The new issue of  Rolling Stone has a major essay by Bill McKibben, called  Global Warming’s Terrifying New Math. It’s a must read, for a number of reasons. The big one is that McKibben’s call for a “carbon disinvestment” movement – aimed at breaking the hammerlock that the fossil cartel has on our civilization – is a big step forward. It’s not the only step we need to take (more on this below) but it would make a huge difference.

First up,  Terrifying New Math is a fine science-for-civilians essay on the recent “extreme weather,” which has been monumental. In fact, the summer of 2012 may well turn out to be a decisive turning point in the climate war. Not to put too fine a point on this, but the deniers have obviously peaked, at least in the US, at least for now. Not that they’ve given up – or run out of funding – but at least they’re now in the rear view. I for one doubt that they’ll be taking control of the debate again.

Anyway, there’s a lot of extreme-weather color in this essay. Who knew that this spring, when it rained in Mecca at a temperature of 109 degrees, it was the hottest recorded downpour on the books? And McKibben does a great job of quickly moving on to key numbers, and then drawing some substantive conclusions.

The numbers are key to the story. McKibben chose three:

The First Number: 2° Celsius

2°C of warming, maximum. This is the semi-official inter-governmental global temperature target (“the bottomist of bottom lines”). And it’s extremely, dangerously high. McKibben makes the case here well and briefly, and correctly notes that the ubiquity of support for the 2°C target is a sign of our desperation. 2°C of warming would very likely be a catastrophe. And the way things are going, we’re not going to come anywhere close to holding the 2°C line.

“The new data provide further evidence that the door to a two-degree trajectory is about to close,” said Fatih Birol, the IEA’s chief economist. In fact, he continued, “When I look at this data, the trend is perfectly in line with a temperature increase of about six degrees.”  That’s almost 11 degrees Fahrenheit, which would create a planet straight out of science fiction.

The Second Number: 565 Gigatons

The real action begins, though, with McKibben’s introduction of the global carbon budget. And I’d bet that this is the first time it’s shown its face in  Rolling Stone. The discussion, again, is miraculously short, and the point is clear.

Scientists estimate that humans can pour roughly 565 more gigatons of carbon dioxide into the atmosphere by midcentury and still have some reasonable hope of staying below two degrees. (“Reasonable,” in this case, means four chances in five, or somewhat worse odds than playing Russian roulette with a six-shooter.) . . .

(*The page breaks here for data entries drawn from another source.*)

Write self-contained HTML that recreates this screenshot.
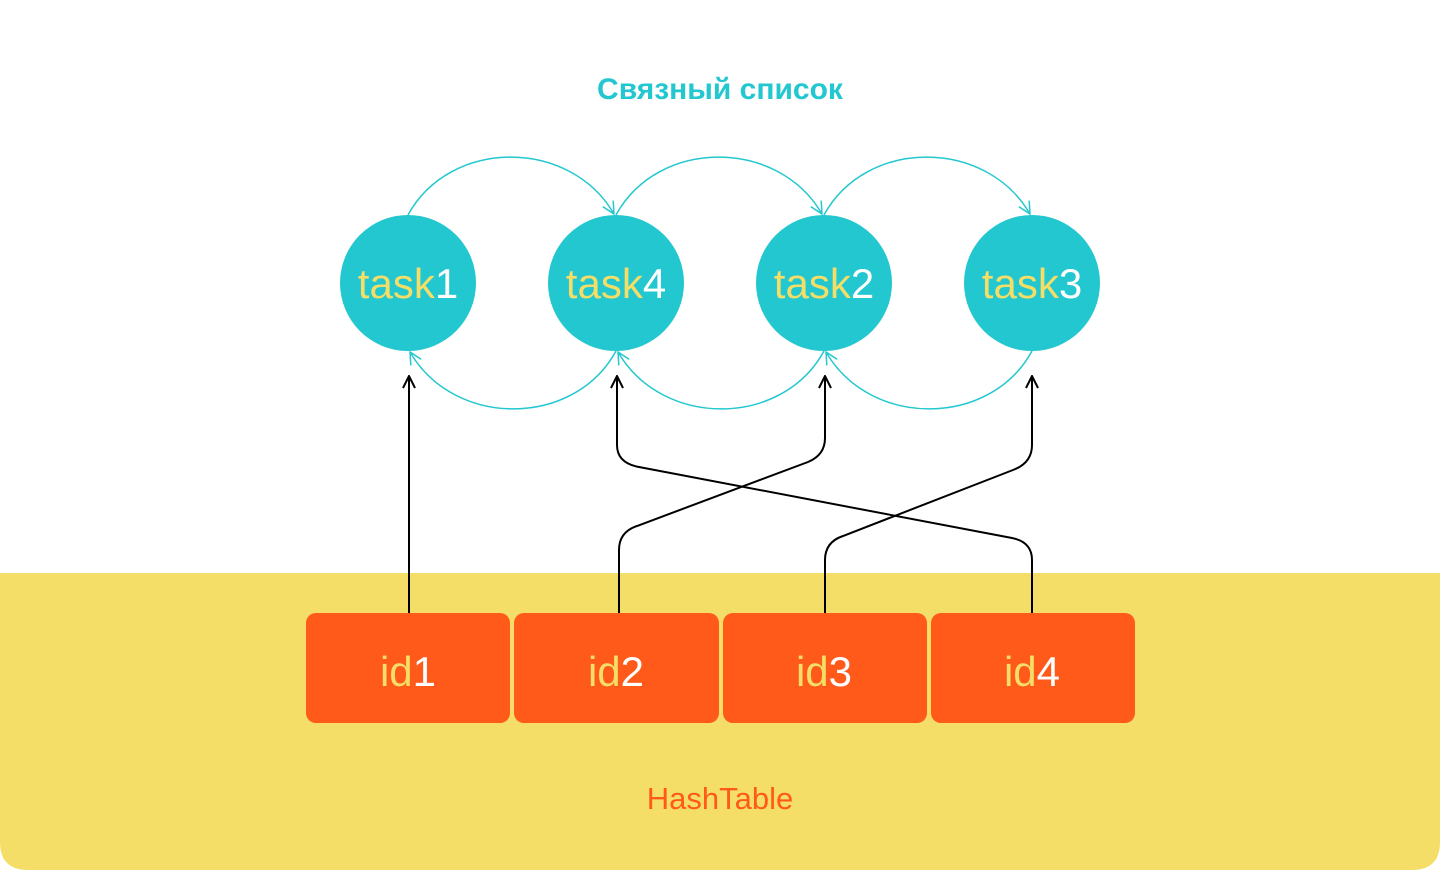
<!DOCTYPE html>
<html><head><meta charset="utf-8">
<style>
html,body{margin:0;padding:0;background:#fff;}
svg{display:block;font-family:"Liberation Sans",sans-serif;}
</style></head>
<body>
<svg width="1440" height="870" viewBox="0 0 1440 870">
  <defs>
    <marker id="arT" viewBox="0 0 14 14" refX="13" refY="7" markerWidth="14" markerHeight="14" markerUnits="userSpaceOnUse" orient="auto">
      <path d="M1,1 L13,7 L1,13" fill="none" stroke="#22c7cf" stroke-width="1.5"/>
    </marker>
    <marker id="arK" viewBox="0 0 14 14" refX="13" refY="7" markerWidth="14" markerHeight="14" markerUnits="userSpaceOnUse" orient="auto">
      <path d="M1,1 L13,7 L1,13" fill="none" stroke="#000" stroke-width="2"/>
    </marker>
  </defs>
  <path d="M0,573 H1440 V842 Q1440,870 1412,870 H28 Q0,870 0,842 Z" fill="#f4de68"/>
  <text x="720" y="99" text-anchor="middle" font-size="30" font-weight="bold" fill="#22c7cf">Связный список</text>
  <text x="720" y="809" text-anchor="middle" font-size="31" fill="#ff5a1a">HashTable</text>

  <g fill="none" stroke="#22c7cf" stroke-width="1.5">
    <path d="M408,215 C450,138 570,138 614,214" marker-end="url(#arT)"/>
    <path d="M616,215 C658,138 778,138 822,214" marker-end="url(#arT)"/>
    <path d="M824,215 C866,138 986,138 1030,214" marker-end="url(#arT)"/>
    <path d="M616,351 C574,428 454,428 410,352" marker-end="url(#arT)"/>
    <path d="M824,351 C782,428 662,428 618,352" marker-end="url(#arT)"/>
    <path d="M1032,351 C990,428 870,428 826,352" marker-end="url(#arT)"/>
  </g>

  <g fill="none" stroke="#000" stroke-width="2">
    <path d="M409,613 V376" marker-end="url(#arK)"/>
    <path d="M619,613 V550 Q619,532 637,526 L808,462 Q825,455 825,438 V376" marker-end="url(#arK)"/>
    <path d="M825,613 V560 Q825,542 843,536 L1013,470 Q1032,463 1032,445 V376" marker-end="url(#arK)"/>
    <path d="M1032,613 V560 Q1032,542 1012,538 L639,467 Q617,463 617,445 V376" marker-end="url(#arK)"/>
  </g>

  <g>
    <circle cx="408" cy="283" r="68" fill="#22c7cf"/>
    <text x="408" y="298" text-anchor="middle" font-size="42" fill="#f4de68">task<tspan fill="#fff">1</tspan></text>
  </g>
  <g>
    <circle cx="616" cy="283" r="68" fill="#22c7cf"/>
    <text x="616" y="298" text-anchor="middle" font-size="42" fill="#f4de68">task<tspan fill="#fff">4</tspan></text>
  </g>
  <g>
    <circle cx="824" cy="283" r="68" fill="#22c7cf"/>
    <text x="824" y="298" text-anchor="middle" font-size="42" fill="#f4de68">task<tspan fill="#fff">2</tspan></text>
  </g>
  <g>
    <circle cx="1032" cy="283" r="68" fill="#22c7cf"/>
    <text x="1032" y="298" text-anchor="middle" font-size="42" fill="#f4de68">task<tspan fill="#fff">3</tspan></text>
  </g>

  <g>
    <rect x="306" y="613" width="204" height="110" rx="10" fill="#ff5a1a"/>
    <text x="408" y="686" text-anchor="middle" font-size="42" fill="#f4de68">id<tspan fill="#fff">1</tspan></text>
  </g>
  <g>
    <rect x="514" y="613" width="205" height="110" rx="10" fill="#ff5a1a"/>
    <text x="616" y="686" text-anchor="middle" font-size="42" fill="#f4de68">id<tspan fill="#fff">2</tspan></text>
  </g>
  <g>
    <rect x="723" y="613" width="204" height="110" rx="10" fill="#ff5a1a"/>
    <text x="824" y="686" text-anchor="middle" font-size="42" fill="#f4de68">id<tspan fill="#fff">3</tspan></text>
  </g>
  <g>
    <rect x="931" y="613" width="204" height="110" rx="10" fill="#ff5a1a"/>
    <text x="1032" y="686" text-anchor="middle" font-size="42" fill="#f4de68">id<tspan fill="#fff">4</tspan></text>
  </g>
</svg>
</body></html>
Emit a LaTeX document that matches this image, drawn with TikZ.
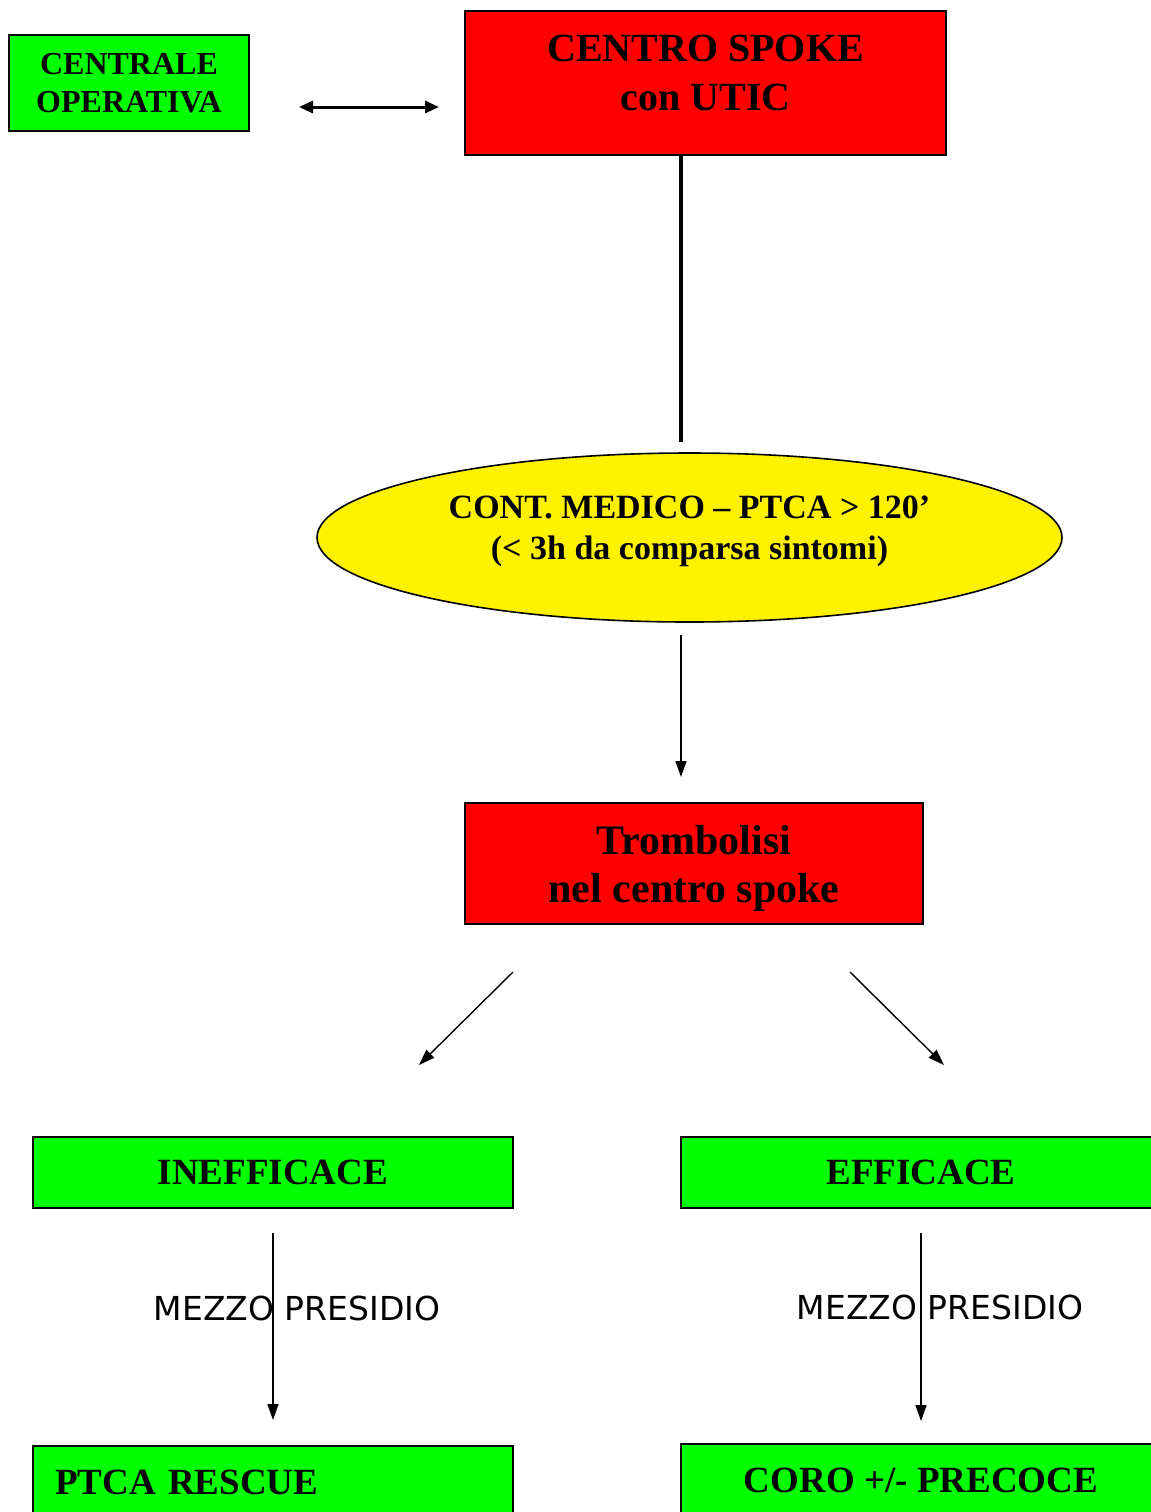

The 565-gigaton figure was derived from one of the most sophisticated computer-simulation models that have been built by climate scientists around the world over the past few decades. And the number is being further confirmed by the latest climate-simulation models currently being finalized in advance of the next report by the Intergovernmental Panel on Climate Change. “Looking at them as they come in, they hardly differ at all,” says Tom Wigley, an Australian climatologist at the National Center for Atmospheric Research. “There’s maybe 40 models in the data set now, compared with 20 before. But so far the numbers are pretty much the same. We’re just fine-tuning things. I don’t think much has changed over the last decade.”